Cost vs Value in 2026
WiFi 6E:
- More affordable
- Mature hardware ecosystem
- Stable performance
- Best value for most households
WiFi 7:
- Higher cost premium
- Still evolving device ecosystem
- Significant performance headroom
- Best for long-term investment
In many cases, WiFi 7 is not about immediate necessity—it is about avoiding another upgrade cycle in 2–3 years.
Security and Network Management Improvements
Both WiFi 6E and WiFi 7 support modern security protocols like WPA3, but WiFi 7 routers often integrate:
- AI-based traffic optimization
- Smarter QoS (Quality of Service)
- Automatic band steering improvements
- Better mesh networking coordination
This is increasingly relevant as homes adopt more mesh systems rather than single routers.
Mesh Networking: Where WiFi 7 Starts to Shine
Modern U.S. homes often use mesh WiFi systems.
WiFi 7 improves mesh performance by:
- Allowing faster node-to-node communication
- Reducing backhaul congestion
- Improving roaming between access points
WiFi 6E mesh systems already perform well, but WiFi 7 enhances stability in larger homes.
The Future Outlook: 2026–2030
Looking ahead, several trends will shape WiFi adoption:
- 8K streaming becomes mainstream
- Cloud gaming replaces local consoles for many users
- AI devices continuously exchange data
- Smart homes become fully automated ecosystems
- AR glasses and wearable computing increase latency sensitivity
In this context, WiFi 7 is not overkill—it is foundational infrastructure for the next digital cycle.
WiFi 6E will remain relevant, but increasingly positioned as “good enough” rather than “optimal.”

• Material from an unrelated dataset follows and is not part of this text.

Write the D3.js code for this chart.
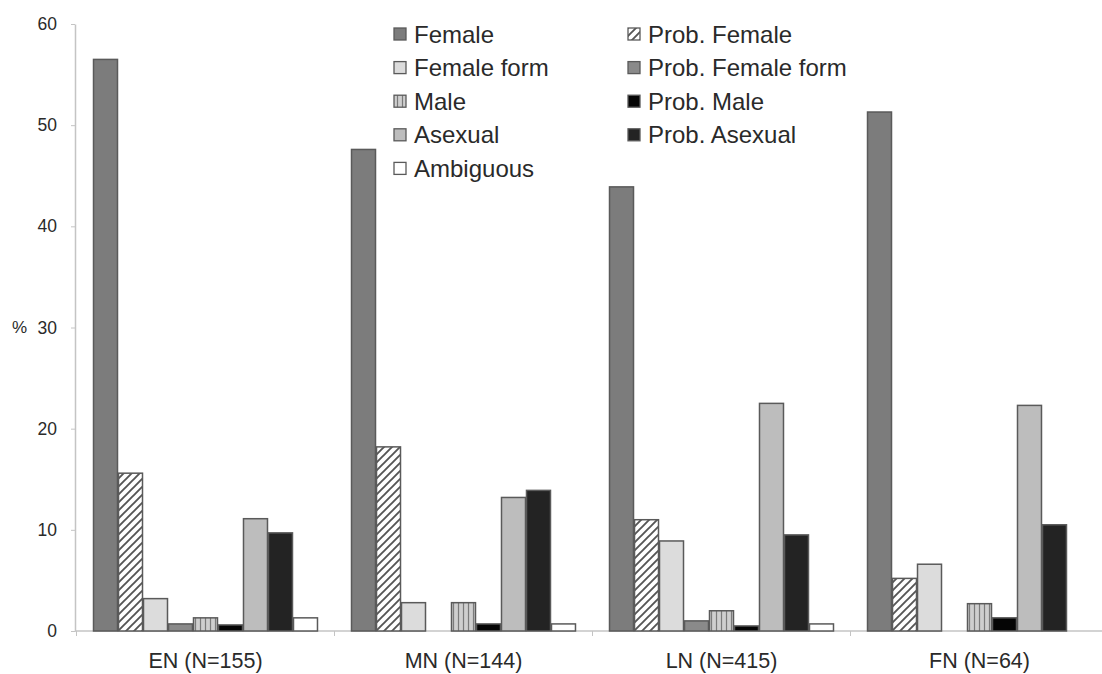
<!DOCTYPE html>
<html><head><meta charset="utf-8">
<script src="https://cdn.jsdelivr.net/npm/d3@7"></script>
<style>
body{margin:0;background:#fff}
svg{display:block}
text{font-family:"Liberation Sans",Arial,sans-serif;fill:#2a2a2a}
</style></head><body>
<svg id="c" width="1102" height="674"></svg>
<script>
const categories=["EN (N=155)","MN (N=144)","LN (N=415)","FN (N=64)"];
const seriesNames=["Female","Prob. Female","Female form","Prob. Female form","Male","Prob. Male","Asexual","Prob. Asexual","Ambiguous"];
const female=[56.5,47.6,43.9,51.3];
const probFemale=[15.6,18.2,11.0,5.2];
const femaleForm=[3.2,2.8,8.9,6.6];
const probFemaleForm=[0.7,0,1.0,0];
const male=[1.3,2.8,2.0,2.7];
const probMale=[0.6,0.7,0.5,1.3];
const asexual=[11.1,13.2,22.5,22.3];
const probAsexual=[9.7,13.9,9.5,10.5];
const ambiguous=[1.3,0.7,0.7,0];
const yTicks=[0,10,20,30,40,50,60];
const legendLeft=["Female","Female form","Male","Asexual","Ambiguous"];
const legendRight=["Prob. Female","Prob. Female form","Prob. Male","Prob. Asexual"];

const values=[female,probFemale,femaleForm,probFemaleForm,male,probMale,asexual,probAsexual,ambiguous];
const fills={
  "Female":"#7c7c7c",
  "Prob. Female":"url(#hatch)",
  "Female form":"#dcdcdc",
  "Prob. Female form":"#8a8a8a",
  "Male":"url(#vstripe)",
  "Prob. Male":"#050505",
  "Asexual":"#bdbdbd",
  "Prob. Asexual":"#232323",
  "Ambiguous":"#ffffff"
};

const svg=d3.select("#c");
const defs=svg.append("defs");
const h=defs.append("pattern").attr("id","hatch").attr("patternUnits","userSpaceOnUse").attr("width",8).attr("height",8);
h.append("rect").attr("width",8).attr("height",8).attr("fill","#fff");
h.append("path").attr("d","M-2,2 l4,-4 M0,8 l8,-8 M6,10 l4,-4").attr("stroke","#555").attr("stroke-width",1.9);
const v=defs.append("pattern").attr("id","vstripe").attr("patternUnits","userSpaceOnUse").attr("width",5).attr("height",5);
v.append("rect").attr("width",5).attr("height",5).attr("fill","#cfcfcf");
v.append("path").attr("d","M2.5,0 V5").attr("stroke","#7a7a7a").attr("stroke-width",1.2);

const y=d3.scaleLinear().domain([0,60]).range([631,24]);
const x0=d3.scaleBand().domain(categories).range([75,1110]).paddingInner(0.128).paddingOuter(0.0698);
const x1=d3.scaleBand().domain(seriesNames).range([0,x0.bandwidth()]).padding(0);

// y axis
const ya=svg.append("g").attr("transform","translate(75,0)")
  .call(d3.axisLeft(y).tickValues(yTicks).tickSize(4).tickSizeOuter(0).tickPadding(14));
ya.select(".domain").attr("stroke","#c4c4c4").attr("stroke-width",1.5);
ya.selectAll(".tick line").attr("stroke","#c4c4c4");
ya.selectAll(".tick text").attr("font-size",17.5).attr("fill","#333").style("font-family","Liberation Sans, Arial, sans-serif");
svg.append("text").attr("x",12).attr("y",y(30)).attr("dy","0.35em").attr("font-size",17).attr("fill","#333").text("%");

// baseline
svg.append("line").attr("x1",75).attr("x2",1102).attr("y1",y(0)).attr("y2",y(0)).attr("stroke","#c4c4c4").attr("stroke-width",1.5);
const step=x0.step();
categories.forEach((c,i)=>{
  const bx=x0(c)-(step-x0.bandwidth())/2;
  svg.append("line").attr("x1",bx).attr("x2",bx).attr("y1",y(0)).attr("y2",y(0)+5).attr("stroke","#c4c4c4");
});

// bars
const groups=svg.append("g").selectAll("g").data(categories).join("g")
  .attr("transform",d=>`translate(${x0(d)},0)`);
groups.selectAll("rect").data((d,i)=>seriesNames.map((s,j)=>({s,v:values[j][i]})).filter(o=>o.v>0))
  .join("rect")
  .attr("x",d=>x1(d.s)+0.5)
  .attr("y",d=>y(d.v))
  .attr("width",x1.bandwidth()-1)
  .attr("height",d=>y(0)-y(d.v))
  .attr("fill",d=>fills[d.s])
  .attr("stroke","#5a5a5a")
  .attr("stroke-width",1.5);

// x labels
svg.append("g").selectAll("text").data(categories).join("text")
  .attr("x",d=>x0(d)+x0.bandwidth()/2).attr("y",660).attr("dy","0.35em")
  .attr("text-anchor","middle").attr("font-size",21.5).attr("fill","#333").text(d=>d);

// legend
function legendCol(items,sx,tx){
  const g=svg.append("g");
  items.forEach((name,i)=>{
    const cy=34+i*33.6;
    g.append("rect").attr("x",sx).attr("y",cy-6).attr("width",12).attr("height",12)
      .attr("fill",fills[name]).attr("stroke","#5a5a5a").attr("stroke-width",1.3);
    g.append("text").attr("x",tx).attr("y",cy).attr("dy","0.36em").attr("font-size",24).attr("fill","#2a2a2a").text(name);
  });
}
legendCol(legendLeft,394,414);
legendCol(legendRight,628,648);
</script></body></html>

Final Verdict: WiFi 7 vs WiFi 6E in 2026
The decision comes down to household type:
WiFi 6E is best for:
- Most average U.S. households
- Budget-conscious upgrades
- Apartments and mid-sized homes
- Users with sub-1 Gbps internet plans
WiFi 7 is best for:
- Heavy multi-device smart homes
- Power users and gamers
- Multi-gig internet households
- Future-proofing beyond 2026
The simplest way to think about it:
WiFi 6E = “Everything works smoothly today”
WiFi 7 = “Everything keeps working smoothly even when demand explodes”
The transition from WiFi 6E to WiFi 7 is not just a speed upgrade—it is a structural shift in how wireless networks manage complexity. While WiFi 6E solved the problem of spectrum congestion, WiFi 7 addresses the next challenge: simultaneous, high-intensity device usage across an increasingly digital household.
For most American homes in 2026, WiFi 6E remains a highly capable and cost-effective solution. However, for households that are already operating at the edge of network demand—or those planning for the next five years of smart home expansion—WiFi 7 represents a meaningful and forward-looking investment.
In the end, the “right” choice is less about technology hype and more about understanding how deeply your home depends on connectivity today—and how much more it will depend on it tomorrow.